GOAL: Return precisely the span of lines from the top of the material below to the line containing "import seaborn as sns", both included. Pictures are excluded.

— start —

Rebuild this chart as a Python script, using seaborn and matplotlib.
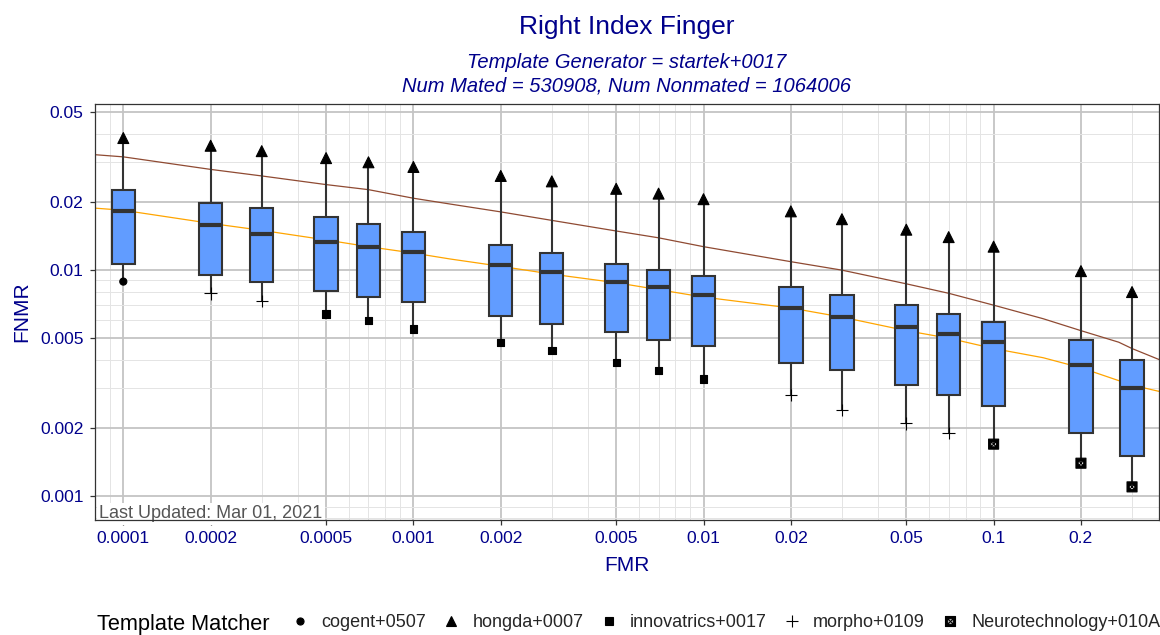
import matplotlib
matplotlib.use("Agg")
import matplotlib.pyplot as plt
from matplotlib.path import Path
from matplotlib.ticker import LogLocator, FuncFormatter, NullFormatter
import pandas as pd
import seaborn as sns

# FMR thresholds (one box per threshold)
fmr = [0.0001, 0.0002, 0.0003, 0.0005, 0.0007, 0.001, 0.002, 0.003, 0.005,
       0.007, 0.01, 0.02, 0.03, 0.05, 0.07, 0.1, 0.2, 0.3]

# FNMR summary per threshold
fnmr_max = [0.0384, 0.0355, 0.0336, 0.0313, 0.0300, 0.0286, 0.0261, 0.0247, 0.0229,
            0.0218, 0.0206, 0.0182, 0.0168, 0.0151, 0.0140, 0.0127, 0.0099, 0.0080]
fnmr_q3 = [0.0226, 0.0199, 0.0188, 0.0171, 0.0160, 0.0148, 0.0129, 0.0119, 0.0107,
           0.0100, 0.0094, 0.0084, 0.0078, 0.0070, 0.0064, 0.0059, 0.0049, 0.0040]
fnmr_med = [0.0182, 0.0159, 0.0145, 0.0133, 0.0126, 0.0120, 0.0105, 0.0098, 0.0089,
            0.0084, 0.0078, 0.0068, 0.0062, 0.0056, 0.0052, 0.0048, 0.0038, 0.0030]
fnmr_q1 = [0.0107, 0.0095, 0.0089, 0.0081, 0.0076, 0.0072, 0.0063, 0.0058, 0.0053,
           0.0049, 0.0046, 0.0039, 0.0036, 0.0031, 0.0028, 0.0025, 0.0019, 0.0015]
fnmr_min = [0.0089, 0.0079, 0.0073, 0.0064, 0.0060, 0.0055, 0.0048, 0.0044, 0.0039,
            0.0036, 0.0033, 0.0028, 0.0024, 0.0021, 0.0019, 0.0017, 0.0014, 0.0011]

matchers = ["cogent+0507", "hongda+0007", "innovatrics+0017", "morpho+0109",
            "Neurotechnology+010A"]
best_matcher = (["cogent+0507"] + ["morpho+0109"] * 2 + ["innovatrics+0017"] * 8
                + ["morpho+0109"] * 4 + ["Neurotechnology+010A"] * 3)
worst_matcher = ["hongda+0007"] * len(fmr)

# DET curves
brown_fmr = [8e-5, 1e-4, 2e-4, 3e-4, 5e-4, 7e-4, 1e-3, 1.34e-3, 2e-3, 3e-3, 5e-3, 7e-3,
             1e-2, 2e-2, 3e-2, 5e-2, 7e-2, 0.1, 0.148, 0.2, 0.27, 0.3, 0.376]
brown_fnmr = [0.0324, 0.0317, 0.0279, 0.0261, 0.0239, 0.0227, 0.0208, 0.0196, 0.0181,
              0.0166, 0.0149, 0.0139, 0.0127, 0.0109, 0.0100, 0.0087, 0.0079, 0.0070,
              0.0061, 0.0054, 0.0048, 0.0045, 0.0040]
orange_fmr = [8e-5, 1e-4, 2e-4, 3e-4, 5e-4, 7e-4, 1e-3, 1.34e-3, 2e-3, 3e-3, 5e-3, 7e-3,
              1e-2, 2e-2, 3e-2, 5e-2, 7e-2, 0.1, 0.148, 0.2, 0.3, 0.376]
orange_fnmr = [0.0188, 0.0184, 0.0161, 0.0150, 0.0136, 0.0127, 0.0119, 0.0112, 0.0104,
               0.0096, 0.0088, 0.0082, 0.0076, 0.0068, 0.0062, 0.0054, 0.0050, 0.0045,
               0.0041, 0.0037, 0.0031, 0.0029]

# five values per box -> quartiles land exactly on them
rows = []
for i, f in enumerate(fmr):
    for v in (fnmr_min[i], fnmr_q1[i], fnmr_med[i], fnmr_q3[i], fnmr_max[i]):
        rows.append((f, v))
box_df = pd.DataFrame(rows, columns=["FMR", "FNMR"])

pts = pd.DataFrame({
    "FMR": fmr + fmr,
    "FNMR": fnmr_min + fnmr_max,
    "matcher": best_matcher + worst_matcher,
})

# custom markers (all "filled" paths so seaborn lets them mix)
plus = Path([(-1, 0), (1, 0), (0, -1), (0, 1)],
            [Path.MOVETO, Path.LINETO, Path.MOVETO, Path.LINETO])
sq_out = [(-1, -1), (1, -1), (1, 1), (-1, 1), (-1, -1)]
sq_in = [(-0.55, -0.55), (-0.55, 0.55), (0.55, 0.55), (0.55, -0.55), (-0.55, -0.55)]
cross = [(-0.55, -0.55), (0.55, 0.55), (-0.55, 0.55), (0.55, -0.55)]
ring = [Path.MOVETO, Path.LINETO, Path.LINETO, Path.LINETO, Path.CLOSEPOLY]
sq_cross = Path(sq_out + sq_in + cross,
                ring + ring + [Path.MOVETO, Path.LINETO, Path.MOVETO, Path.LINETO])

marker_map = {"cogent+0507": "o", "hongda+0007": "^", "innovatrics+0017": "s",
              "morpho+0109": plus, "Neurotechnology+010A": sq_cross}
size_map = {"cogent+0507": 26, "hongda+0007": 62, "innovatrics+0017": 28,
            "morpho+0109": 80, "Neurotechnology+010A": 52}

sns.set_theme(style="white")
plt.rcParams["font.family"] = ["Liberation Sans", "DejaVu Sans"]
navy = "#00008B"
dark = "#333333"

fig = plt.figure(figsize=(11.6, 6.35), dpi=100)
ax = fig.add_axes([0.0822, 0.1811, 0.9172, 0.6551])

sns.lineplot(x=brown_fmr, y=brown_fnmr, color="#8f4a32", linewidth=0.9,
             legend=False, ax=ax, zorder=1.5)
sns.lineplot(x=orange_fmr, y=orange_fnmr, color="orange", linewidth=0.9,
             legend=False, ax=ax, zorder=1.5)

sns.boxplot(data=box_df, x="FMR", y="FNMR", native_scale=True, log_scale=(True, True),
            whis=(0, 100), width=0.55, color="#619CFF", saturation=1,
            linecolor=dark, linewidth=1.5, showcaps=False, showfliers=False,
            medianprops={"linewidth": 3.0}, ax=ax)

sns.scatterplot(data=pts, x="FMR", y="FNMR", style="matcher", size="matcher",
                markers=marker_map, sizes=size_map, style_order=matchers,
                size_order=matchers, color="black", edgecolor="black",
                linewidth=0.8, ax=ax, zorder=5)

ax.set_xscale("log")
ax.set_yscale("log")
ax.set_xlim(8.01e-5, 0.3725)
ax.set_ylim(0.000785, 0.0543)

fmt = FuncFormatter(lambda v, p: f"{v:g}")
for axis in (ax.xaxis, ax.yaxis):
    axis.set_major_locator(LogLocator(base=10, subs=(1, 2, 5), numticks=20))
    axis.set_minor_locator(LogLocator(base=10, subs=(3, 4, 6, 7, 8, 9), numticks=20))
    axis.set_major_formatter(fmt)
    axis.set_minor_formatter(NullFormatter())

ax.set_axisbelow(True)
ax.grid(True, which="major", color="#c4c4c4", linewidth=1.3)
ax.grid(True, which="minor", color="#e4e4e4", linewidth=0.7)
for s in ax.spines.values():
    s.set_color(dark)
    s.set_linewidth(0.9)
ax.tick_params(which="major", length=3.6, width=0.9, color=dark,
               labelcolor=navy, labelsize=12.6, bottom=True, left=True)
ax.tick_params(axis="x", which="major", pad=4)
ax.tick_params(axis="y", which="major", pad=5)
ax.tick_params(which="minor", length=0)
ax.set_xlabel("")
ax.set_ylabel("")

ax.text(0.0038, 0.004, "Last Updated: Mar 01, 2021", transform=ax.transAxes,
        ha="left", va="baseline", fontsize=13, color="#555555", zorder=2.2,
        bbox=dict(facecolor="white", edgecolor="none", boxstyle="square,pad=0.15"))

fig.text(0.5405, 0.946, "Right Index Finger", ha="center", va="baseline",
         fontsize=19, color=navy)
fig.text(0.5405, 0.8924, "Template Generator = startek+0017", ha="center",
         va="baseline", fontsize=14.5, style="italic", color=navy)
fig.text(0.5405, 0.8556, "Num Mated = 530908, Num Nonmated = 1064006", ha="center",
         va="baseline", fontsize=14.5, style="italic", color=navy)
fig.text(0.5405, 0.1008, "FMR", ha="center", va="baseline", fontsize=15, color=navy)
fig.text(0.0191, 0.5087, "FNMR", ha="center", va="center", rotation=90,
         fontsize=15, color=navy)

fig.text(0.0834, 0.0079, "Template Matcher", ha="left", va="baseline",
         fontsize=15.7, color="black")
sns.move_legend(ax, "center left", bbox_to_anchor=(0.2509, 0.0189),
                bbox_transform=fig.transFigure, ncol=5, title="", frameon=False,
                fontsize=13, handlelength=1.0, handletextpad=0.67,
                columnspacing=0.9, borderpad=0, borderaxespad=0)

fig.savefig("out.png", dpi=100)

— end —

PROBLEM SOLUTION:
Rebuild this chart as a Python script, using seaborn and matplotlib.
import matplotlib
matplotlib.use("Agg")
import matplotlib.pyplot as plt
from matplotlib.path import Path
from matplotlib.ticker import LogLocator, FuncFormatter, NullFormatter
import pandas as pd
import seaborn as sns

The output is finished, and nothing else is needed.